Lewis Black came on to The Drive with Steve Jaxon yesterday, since he is being honored on Sunday, January 14, at the San Francisco Sketchfest, which will feature 230 different shows over three weeks.
Lewis Black will be in a hosted conversation at the tribute, then he will record a live episode of “The Rant Is Due” which is a show he does on Audible.com. He invites audience members to write in questions, or deliver them at the show and it goes out live. He will also be performing in Monterey, Santa Barbara and then at Sketchfest, all live for The Rant is Due.
The Sketchfest Lewis Black tribute will take place on Sunday January 14, at the Marines’ Memorial Theater. Steve mentions that they are also doing a tribute to Jane Lynch, Ricky Gervais in conversation with Christopher Guest, and of course the Dick Cavett tribute.
He talks about a film he did last November called The Last Laugh, with Chevy Chase and Richard Dreyfus. Dreyfus plays a guy who left comedy to become a doctor, in order to please his wife, who then dies, then he goes back into comedy. Chevy Chase plays his manager and Lewis Black’s character’s ex-manager. It will come out some time in the Summer, he guesses.
He has a double album that came out recently, one is a special that was never released and another is a special that he did for Comedy Central, a Broadway show, just before the election. The material still works, because all the stuff he said still applies! He goes on to say that the President’s tweets aren’t news, they’re pathology.
“How do you satirize what’s already satiric? He’s a satire of himself! You can’t make this funnier for people! If you don’t know what the joke is, then something is wrong with you!

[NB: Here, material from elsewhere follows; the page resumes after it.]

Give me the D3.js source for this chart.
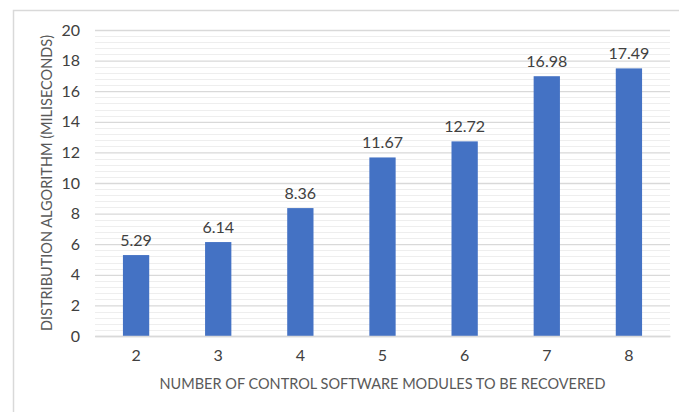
<!DOCTYPE html>
<html>
<head>
<meta charset="utf-8">
<script src="https://cdn.jsdelivr.net/npm/d3@7"></script>
<style>
  html, body { margin: 0; padding: 0; background: #ffffff; }
  svg { display: block; }
</style>
</head>
<body>
<svg id="chart" width="679" height="412"></svg>
<script>
// Number of control software modules to be recovered
const categories = ["2", "3", "4", "5", "6", "7", "8"];
// Distribution algorithm time (milliseconds)
const values = [5.29, 6.14, 8.36, 11.67, 12.72, 16.98, 17.49];
const valueLabels = ["5.29", "6.14", "8.36", "11.67", "12.72", "16.98", "17.49"];
const yTicks = [0, 2, 4, 6, 8, 10, 12, 14, 16, 18, 20];
const xTitle = "NUMBER OF CONTROL SOFTWARE MODULES TO BE RECOVERED";
const yTitle = "DISTRIBUTION ALGORITHM (MILISECONDS)";

const svg = d3.select("#chart");
const font = "Lato, 'Open Sans', sans-serif";
const margin = { left: 95, right: 9, top: 30, bottom: 76 };
const W = 679, H = 412;

// outer chart frame
svg.append("rect")
  .attr("x", 13.5).attr("y", 10.5)
  .attr("width", 700).attr("height", 420)
  .attr("fill", "#fff").attr("stroke", "#d9d9d9").attr("stroke-width", 1.5);

const x = d3.scaleBand()
  .domain(categories)
  .range([margin.left, W - margin.right])
  .paddingInner(0.68).paddingOuter(0.34);

const y = d3.scaleLinear()
  .domain([0, 20])
  .range([H - margin.bottom, margin.top]);

// minor gridlines every 0.4
const minor = d3.range(0, 20.001, 0.4).filter(v => Math.abs(v / 2 - Math.round(v / 2)) > 1e-6);
svg.append("g").selectAll("line").data(minor).join("line")
  .attr("x1", margin.left).attr("x2", W - margin.right)
  .attr("y1", d => Math.round(y(d)) + 0.5).attr("y2", d => Math.round(y(d)) + 0.5)
  .attr("stroke", "#eeeeee").attr("stroke-width", 1);

// major gridlines via y axis
const yAxis = d3.axisLeft(y).tickValues(yTicks).tickSize(-(W - margin.left - margin.right)).tickPadding(15);
const gy = svg.append("g").attr("transform", `translate(${margin.left},0)`).call(yAxis);
gy.select(".domain").remove();
gy.selectAll(".tick line").attr("stroke", "#d9d9d9").attr("stroke-width", 1.3);
gy.selectAll(".tick text")
  .attr("fill", "#404040").attr("font-family", font).attr("font-size", 16);

// bars
svg.append("g").selectAll("rect").data(values).join("rect")
  .attr("x", (d, i) => x(categories[i]))
  .attr("width", x.bandwidth())
  .attr("y", d => y(d))
  .attr("height", d => y(0) - y(d))
  .attr("fill", "#4472c4");

// value labels
svg.append("g").selectAll("text").data(values).join("text")
  .attr("x", (d, i) => x(categories[i]) + x.bandwidth() / 2)
  .attr("y", d => y(d) - 9)
  .attr("text-anchor", "middle")
  .attr("fill", "#404040").attr("font-family", font).attr("font-size", 16)
  .text((d, i) => valueLabels[i]);

// x axis
const xAxis = d3.axisBottom(x).tickSize(0).tickPadding(14);
const gx = svg.append("g").attr("transform", `translate(0,${y(0)})`).call(xAxis);
gx.select(".domain").attr("stroke", "#d9d9d9").attr("stroke-width", 1.3);
gx.selectAll(".tick text")
  .attr("fill", "#404040").attr("font-family", font).attr("font-size", 16);

// axis titles
svg.append("text")
  .attr("x", (margin.left + W - margin.right) / 2)
  .attr("y", 389)
  .attr("text-anchor", "middle")
  .attr("fill", "#595959").attr("font-family", font).attr("font-size", 14.5)
  .text(xTitle);

svg.append("text")
  .attr("transform", `translate(52,${(y(0) + y(20)) / 2}) rotate(-90)`)
  .attr("text-anchor", "middle")
  .attr("fill", "#595959").attr("font-family", font).attr("font-size", 14.5)
  .text(yTitle);
</script>
</body>
</html>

He wonders aloud how to do comedy in this day and age. “How do you satirize what’s already satiric? He’s a satire of himself! You can’t make this funnier for people! If you don’t know what the joke is, then something is wrong with you! I spent 40 years making jokes about him. I moved here to New York 40 years ago and within a week I was making jokes about him. And the last thing I thought he’d become was the President of the United States. Then I’ve got to pick up the New York Times and look at the front page and I’m supposed to take this seriously? To the point that it would drive people to say, “oh, I hope Oprah runs to be President? What level of madness! I can’t wait, that’s why I love coming out to San Francisco, you people are 20 years ahead of this nonsense. You guys are already over him. You act as if this has already happened?
Steve then asks Lewis Black about Jeff Sessions’ recently announced decision to prosecute marijuana cases again. “There’s a horse’s ass…. The state’s burning to the ground and you’re worried about pot? There’s a opioid crisis in the middle of the country…”
“Why did I bother to live? It’s everything I’m against! Everything that I’ve put my foot down on, has come back and put its foot down on me. (…) It’s like watching dinosaurs leave the earth. Now I’m going to have to go too! It’s not right! Maybe that’s why I have anxiety.” “Tyrannosaurus Black,” says Steve.
Lewis Black will be in conversation with Ed Wasserman, one of his oldest friends, who is the Dean of the UC Berkeley School of Journalism, and Lewis suggests his friend can explain to everyone what has happened to journalism.
In closing, Steve says, “Hey, we’ve got to talk more often,” and Lewis Black replies, “you give me a yell whenever you want, I’m available, I’ve got no life. (…) I’m serious, this really helped take the edge off.”